Ce printemps 2020 étant un moment de commémoration, les Européens se rappelleront peut-être qu’il marque aussi le 15e anniversaire des « non » français et néerlandais au « traité constitutionnel » – qui n’étaient pas sans rapport avec « l’élargissement » de l’UE.
Si ces deux « non » traduisaient un rejet direct de la « Constitution européenne », ils visaient également la possible adhésion de la Turquie à l’UE, ainsi que l’adhésion de 10 nouveaux États membres en 2004, sans débat public substantiel, qu’il soit parlementaire ou référendaire. Nombre des objections à l’élargissement soulevées alors sont toujours d’actualité : concurrence économique et sociale accrue, plus grande hétérogénéité politique et culturelle de l’UE, nécessité d’une plus grande solidarité budgétaire, crainte d’une dilution de l’approfondissement de l’UE.
Il faut donc souligner que l’approfondissement de l’UE ardemment souhaité par la France et d’autres pays ne sera pas entravé par l’élargissement aux Balkans, dès lors qu’il a vocation à intervenir à court terme, tandis que les nouvelles adhésions ne sont programmées qu’à l’horizon 2025-2030. Et rappeler que la nouvelle « méthodologie d’élargissement » récemment proposée par la Commission, sur la base d’un document de travail franco-néerlandais, précise bien que les négociations d’adhésion seront désormais plus politiques et réversibles.

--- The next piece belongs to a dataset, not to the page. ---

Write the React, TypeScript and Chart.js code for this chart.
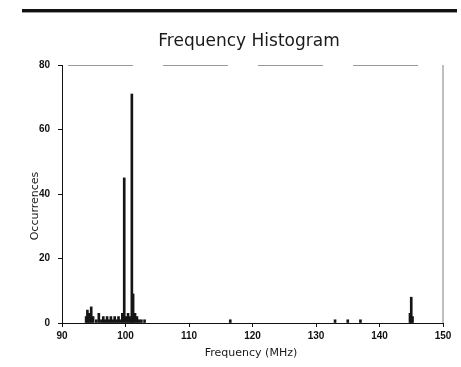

Pour leur part, les pays des Balkans doivent clairement renforcer leur engagement en faveur de l’État de droit, de la préservation du pluralisme démocratique, de la lutte contre la corruption et de la répression de la criminalité organisée. La Commission européenne a indiqué que les progrès réalisés jusqu’à présent sur ces questions ont été suffisamment importants pour justifier l’ouverture des négociations d’adhésion : mais il en faudra encore davantage pour améliorer la situation dans les pays candidats et leur image dans les États membres de l’UE.
De vastes campagnes d’information et de sensibilisation devront être entreprises dans les pays de l’UE les plus « balkano-sceptiques », tout au long des négociations d’adhésion et en vue de leur ratification. C’est d’autant plus nécessaire que la récente décision d’ouvrir les négociations avec l’Albanie et la Macédoine du Nord n’a fait l’objet d’aucun service après-vente politique. Et que les pays des Balkans pourraient être confrontés à de nouveaux référendums : la constitution française le prévoit par exemple, à moins que le Parlement ne ratifie les futurs traités d’adhésion à la majorité des 3/5…
Pour les pays des Balkans comme pour ceux de l’UE, le chemin à suivre est tracé, mais il est escarpé. Il leur faut maintenant faire preuve de cohérence, de patience et de persuasion – auprès de leurs partenaires et de leurs opinions publiques.